A quarter of the married men are either openly polygamous or have a secret "wife", the survey by the country's leading daily, Nation, found.
In a face-to-face poll of 2,097 Kenyans who are 18 years and older in eight major towns, 72.4 percent of married respondents characterised their marriage as monogamous, while 20.8 percent said theirs were polygamous. Another 3.8 percent said theirs were informal "come-we-stay" arrangements.
More than a third of the respondents approved of polygamy, with some 45.4 percent of the men supporting the practice than did women, at 32 percent.
Of the married respondents, 27 percent said they were in a secret relationship with a person other than their spouse.
It is common in Kenya for a woman or two (other than the known wife) to turn up to claim inheritance when a man, especially a wealthy one, dies.
The national coordinating couple of the Catholic lay group Marriage Encounter, George and Salome Mwangi, said there was no cause for alarm that Christian marriage is in danger.
Mr Mwangi, however, noted that there is some truth in the survey. He blamed the problem on moral decline. "Western culture has come with a lot of immorality which has encouraged promiscuity, particularly in the urban areas."

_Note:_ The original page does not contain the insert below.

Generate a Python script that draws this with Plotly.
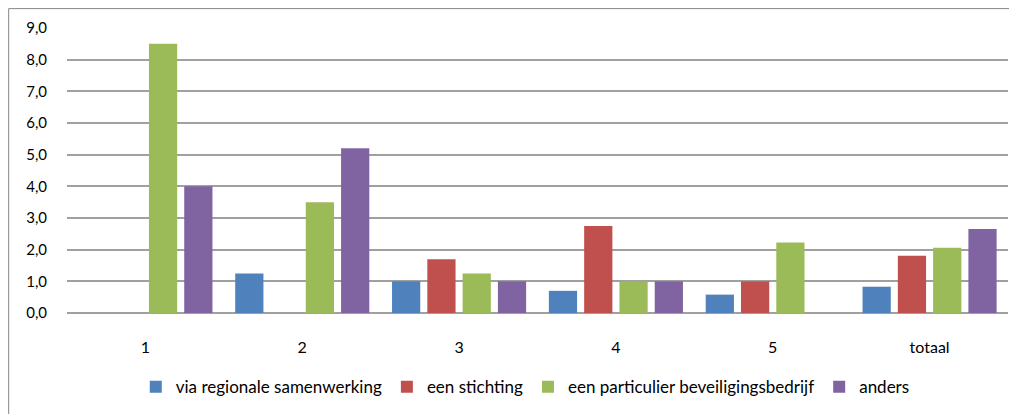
import plotly.graph_objects as go

# categories and series
categories = ["1", "2", "3", "4", "5", "totaal"]
via_regionale = [0, 1.25, 1.0, 0.7, 0.58, 0.83]
een_stichting = [0, 0, 1.7, 2.75, 1.0, 1.81]
particulier = [8.5, 3.5, 1.25, 1.0, 2.23, 2.06]
anders = [4.0, 5.2, 1.0, 1.0, 0, 2.65]

series_names = ["via regionale samenwerking", "een stichting",
                "een particulier beveiligingsbedrijf", "anders"]
series_values = [via_regionale, een_stichting, particulier, anders]
colors = ["#4F81BD", "#C0504D", "#9BBB59", "#8064A2"]

font_family = "Lato, Liberation Sans, Arial"

fig = go.Figure()

for name, vals, col in zip(series_names, series_values, colors):
    fig.add_trace(go.Bar(
        x=categories,
        y=vals,
        name=name,
        marker=dict(color=col, line=dict(width=0)),
        hoverinfo="x+y+name"
    ))

# outer chart border (page body margin puts the figure at 8,8)
fig.add_shape(type="rect", xref="paper", yref="paper",
              x0=-0.062, x1=1.02, y0=-0.4, y1=1.068,
              line=dict(color="#868686", width=1), fillcolor="rgba(0,0,0,0)",
              layer="below")

fig.update_layout(
    width=1009,
    height=406,
    margin=dict(l=59, r=9, t=20, b=97),
    barmode="group",
    bargap=0.1,
    bargroupgap=0.2,
    separators=",.",
    plot_bgcolor="white",
    paper_bgcolor="white",
    font=dict(family=font_family, size=15, color="black"),
    showlegend=True,
    legend=dict(
        orientation="h",
        x=0.487, xanchor="center",
        y=-0.26, yanchor="middle",
        font=dict(size=17),
        itemwidth=30,
        traceorder="normal"
    ),
    xaxis=dict(
        type="category",
        showgrid=False,
        zeroline=False,
        showline=False,
        ticks="outside",
        ticklen=20,
        tickcolor="rgba(0,0,0,0)",
        tickfont=dict(size=16)
    ),
    yaxis=dict(
        range=[0, 9],
        dtick=1,
        tickformat=".1f",
        showgrid=True,
        gridcolor="#a0a0a0",
        gridwidth=1.5,
        zeroline=True,
        zerolinecolor="#a0a0a0",
        zerolinewidth=1.5,
        showline=False,
        ticks="outside",
        ticklen=16,
        tickcolor="rgba(0,0,0,0)",
        tickfont=dict(size=15)
    )
)

fig.write_html("out.html")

Francis Muroki, who writes on the family for the national Catholic monthly, The Seed, dismissed the findings of the survey. "That report is purely a hoax. It is not practical. People are too busy and don't have time and energy to keep a secret "wife" or girlfriend."
Times have changed and men could no longer afford a second wife. "When you keep a mistress or concubine that is not marriage," Muroki added.
The Marriage Encounter coordinator for Ngong Diocese, Francis Ndolo, agreed that the survey findings were an exaggeration.
Teresa Adhiambo, coordinator of Family Life Department in the Archdiocese of Kisumu, said that polygamy in the western region had dropped due to the spread of Christianity.
Kevin Otieno, HIV/ADIS coordinator at the Kenya Catholic Secretariat said polygamy was on the rise mostly in urban areas where sometimes a man lives away from his wife. He also cited the spread of modernity which brings along with it denigration of religious values and immorality. "A Christian marriage should be between one man and one wife."
Retired Presbyterian cleric Timothy Njoya told Nation: "All polygamy is flawed masculinity where men think that women are less human and that one woman cannot be enough."